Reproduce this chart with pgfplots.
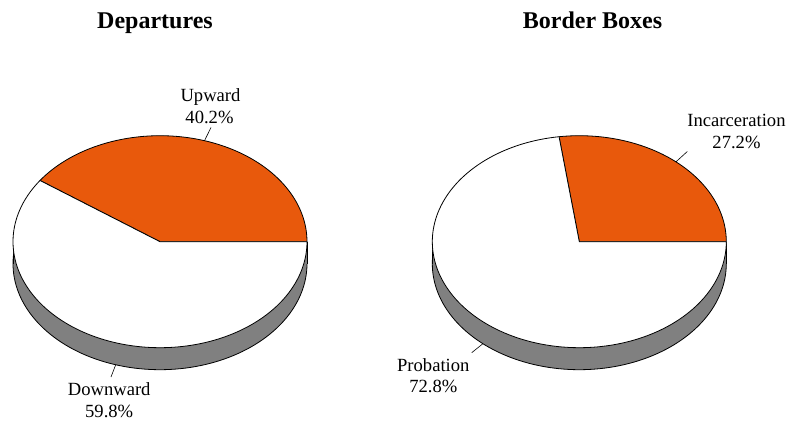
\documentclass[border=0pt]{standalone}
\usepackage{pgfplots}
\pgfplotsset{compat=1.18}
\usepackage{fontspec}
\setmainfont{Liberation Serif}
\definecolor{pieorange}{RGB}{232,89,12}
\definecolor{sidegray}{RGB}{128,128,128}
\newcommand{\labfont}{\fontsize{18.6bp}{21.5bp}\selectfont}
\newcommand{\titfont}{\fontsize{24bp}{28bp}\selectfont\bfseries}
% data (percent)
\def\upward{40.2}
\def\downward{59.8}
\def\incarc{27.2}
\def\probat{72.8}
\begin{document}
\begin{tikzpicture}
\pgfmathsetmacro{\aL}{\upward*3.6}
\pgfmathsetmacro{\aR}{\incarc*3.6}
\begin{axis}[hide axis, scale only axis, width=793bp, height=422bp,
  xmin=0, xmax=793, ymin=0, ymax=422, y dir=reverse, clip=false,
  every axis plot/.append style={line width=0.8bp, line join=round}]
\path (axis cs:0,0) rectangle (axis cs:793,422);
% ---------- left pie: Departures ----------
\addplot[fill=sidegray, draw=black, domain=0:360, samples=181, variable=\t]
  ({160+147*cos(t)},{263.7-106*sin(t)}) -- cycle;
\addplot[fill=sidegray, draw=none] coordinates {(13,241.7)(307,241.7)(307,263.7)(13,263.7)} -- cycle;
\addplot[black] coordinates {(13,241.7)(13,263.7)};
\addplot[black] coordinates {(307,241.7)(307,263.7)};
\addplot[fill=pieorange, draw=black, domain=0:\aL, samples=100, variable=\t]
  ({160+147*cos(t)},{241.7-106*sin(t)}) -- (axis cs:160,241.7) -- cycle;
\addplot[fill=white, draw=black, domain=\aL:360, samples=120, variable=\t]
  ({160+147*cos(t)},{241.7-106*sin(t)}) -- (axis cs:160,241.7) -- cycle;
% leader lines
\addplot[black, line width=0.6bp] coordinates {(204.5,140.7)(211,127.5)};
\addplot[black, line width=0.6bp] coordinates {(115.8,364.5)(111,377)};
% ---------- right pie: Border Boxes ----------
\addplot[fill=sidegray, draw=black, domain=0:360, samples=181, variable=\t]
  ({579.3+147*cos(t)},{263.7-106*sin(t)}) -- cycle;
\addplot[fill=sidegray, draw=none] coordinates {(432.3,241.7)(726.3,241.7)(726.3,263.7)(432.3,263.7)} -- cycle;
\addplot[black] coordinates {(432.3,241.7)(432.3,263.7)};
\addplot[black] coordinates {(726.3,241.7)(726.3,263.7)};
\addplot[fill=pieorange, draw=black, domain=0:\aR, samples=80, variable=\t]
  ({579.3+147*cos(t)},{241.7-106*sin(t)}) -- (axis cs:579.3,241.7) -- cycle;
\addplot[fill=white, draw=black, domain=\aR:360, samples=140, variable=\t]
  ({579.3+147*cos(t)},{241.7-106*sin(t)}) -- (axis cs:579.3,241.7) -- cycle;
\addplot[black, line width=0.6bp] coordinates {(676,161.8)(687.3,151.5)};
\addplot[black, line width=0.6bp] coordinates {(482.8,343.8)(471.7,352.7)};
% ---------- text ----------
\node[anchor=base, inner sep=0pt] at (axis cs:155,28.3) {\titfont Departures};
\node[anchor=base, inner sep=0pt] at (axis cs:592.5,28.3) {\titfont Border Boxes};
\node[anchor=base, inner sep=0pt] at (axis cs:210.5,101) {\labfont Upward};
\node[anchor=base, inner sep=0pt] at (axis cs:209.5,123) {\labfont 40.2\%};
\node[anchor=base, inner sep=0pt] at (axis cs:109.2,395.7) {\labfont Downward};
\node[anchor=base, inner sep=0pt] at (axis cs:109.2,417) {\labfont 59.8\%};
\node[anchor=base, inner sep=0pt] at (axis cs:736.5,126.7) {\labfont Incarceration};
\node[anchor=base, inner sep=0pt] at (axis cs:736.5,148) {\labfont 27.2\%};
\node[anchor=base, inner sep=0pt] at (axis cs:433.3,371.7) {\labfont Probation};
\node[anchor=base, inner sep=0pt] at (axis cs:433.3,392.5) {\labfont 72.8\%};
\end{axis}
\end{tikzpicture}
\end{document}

§ Goal of the exercise:
Set the listing down in full and exactly. Pictures within it should not appear in the copy.

§ Answer to this problem:
Reproduce this chart with pgfplots.
\documentclass[border=0pt]{standalone}
\usepackage{pgfplots}
\pgfplotsset{compat=1.18}
\usepackage{fontspec}
\setmainfont{Liberation Serif}
\definecolor{pieorange}{RGB}{232,89,12}
\definecolor{sidegray}{RGB}{128,128,128}
\newcommand{\labfont}{\fontsize{18.6bp}{21.5bp}\selectfont}
\newcommand{\titfont}{\fontsize{24bp}{28bp}\selectfont\bfseries}
% data (percent)
\def\upward{40.2}
\def\downward{59.8}
\def\incarc{27.2}
\def\probat{72.8}
\begin{document}
\begin{tikzpicture}
\pgfmathsetmacro{\aL}{\upward*3.6}
\pgfmathsetmacro{\aR}{\incarc*3.6}
\begin{axis}[hide axis, scale only axis, width=793bp, height=422bp,
  xmin=0, xmax=793, ymin=0, ymax=422, y dir=reverse, clip=false,
  every axis plot/.append style={line width=0.8bp, line join=round}]
\path (axis cs:0,0) rectangle (axis cs:793,422);
% ---------- left pie: Departures ----------
\addplot[fill=sidegray, draw=black, domain=0:360, samples=181, variable=\t]
  ({160+147*cos(t)},{263.7-106*sin(t)}) -- cycle;
\addplot[fill=sidegray, draw=none] coordinates {(13,241.7)(307,241.7)(307,263.7)(13,263.7)} -- cycle;
\addplot[black] coordinates {(13,241.7)(13,263.7)};
\addplot[black] coordinates {(307,241.7)(307,263.7)};
\addplot[fill=pieorange, draw=black, domain=0:\aL, samples=100, variable=\t]
  ({160+147*cos(t)},{241.7-106*sin(t)}) -- (axis cs:160,241.7) -- cycle;
\addplot[fill=white, draw=black, domain=\aL:360, samples=120, variable=\t]
  ({160+147*cos(t)},{241.7-106*sin(t)}) -- (axis cs:160,241.7) -- cycle;
% leader lines
\addplot[black, line width=0.6bp] coordinates {(204.5,140.7)(211,127.5)};
\addplot[black, line width=0.6bp] coordinates {(115.8,364.5)(111,377)};
% ---------- right pie: Border Boxes ----------
\addplot[fill=sidegray, draw=black, domain=0:360, samples=181, variable=\t]
  ({579.3+147*cos(t)},{263.7-106*sin(t)}) -- cycle;
\addplot[fill=sidegray, draw=none] coordinates {(432.3,241.7)(726.3,241.7)(726.3,263.7)(432.3,263.7)} -- cycle;
\addplot[black] coordinates {(432.3,241.7)(432.3,263.7)};
\addplot[black] coordinates {(726.3,241.7)(726.3,263.7)};
\addplot[fill=pieorange, draw=black, domain=0:\aR, samples=80, variable=\t]
  ({579.3+147*cos(t)},{241.7-106*sin(t)}) -- (axis cs:579.3,241.7) -- cycle;
\addplot[fill=white, draw=black, domain=\aR:360, samples=140, variable=\t]
  ({579.3+147*cos(t)},{241.7-106*sin(t)}) -- (axis cs:579.3,241.7) -- cycle;
\addplot[black, line width=0.6bp] coordinates {(676,161.8)(687.3,151.5)};
\addplot[black, line width=0.6bp] coordinates {(482.8,343.8)(471.7,352.7)};
% ---------- text ----------
\node[anchor=base, inner sep=0pt] at (axis cs:155,28.3) {\titfont Departures};
\node[anchor=base, inner sep=0pt] at (axis cs:592.5,28.3) {\titfont Border Boxes};
\node[anchor=base, inner sep=0pt] at (axis cs:210.5,101) {\labfont Upward};
\node[anchor=base, inner sep=0pt] at (axis cs:209.5,123) {\labfont 40.2\%};
\node[anchor=base, inner sep=0pt] at (axis cs:109.2,395.7) {\labfont Downward};
\node[anchor=base, inner sep=0pt] at (axis cs:109.2,417) {\labfont 59.8\%};
\node[anchor=base, inner sep=0pt] at (axis cs:736.5,126.7) {\labfont Incarceration};
\node[anchor=base, inner sep=0pt] at (axis cs:736.5,148) {\labfont 27.2\%};
\node[anchor=base, inner sep=0pt] at (axis cs:433.3,371.7) {\labfont Probation};
\node[anchor=base, inner sep=0pt] at (axis cs:433.3,392.5) {\labfont 72.8\%};
\end{axis}
\end{tikzpicture}
\end{document}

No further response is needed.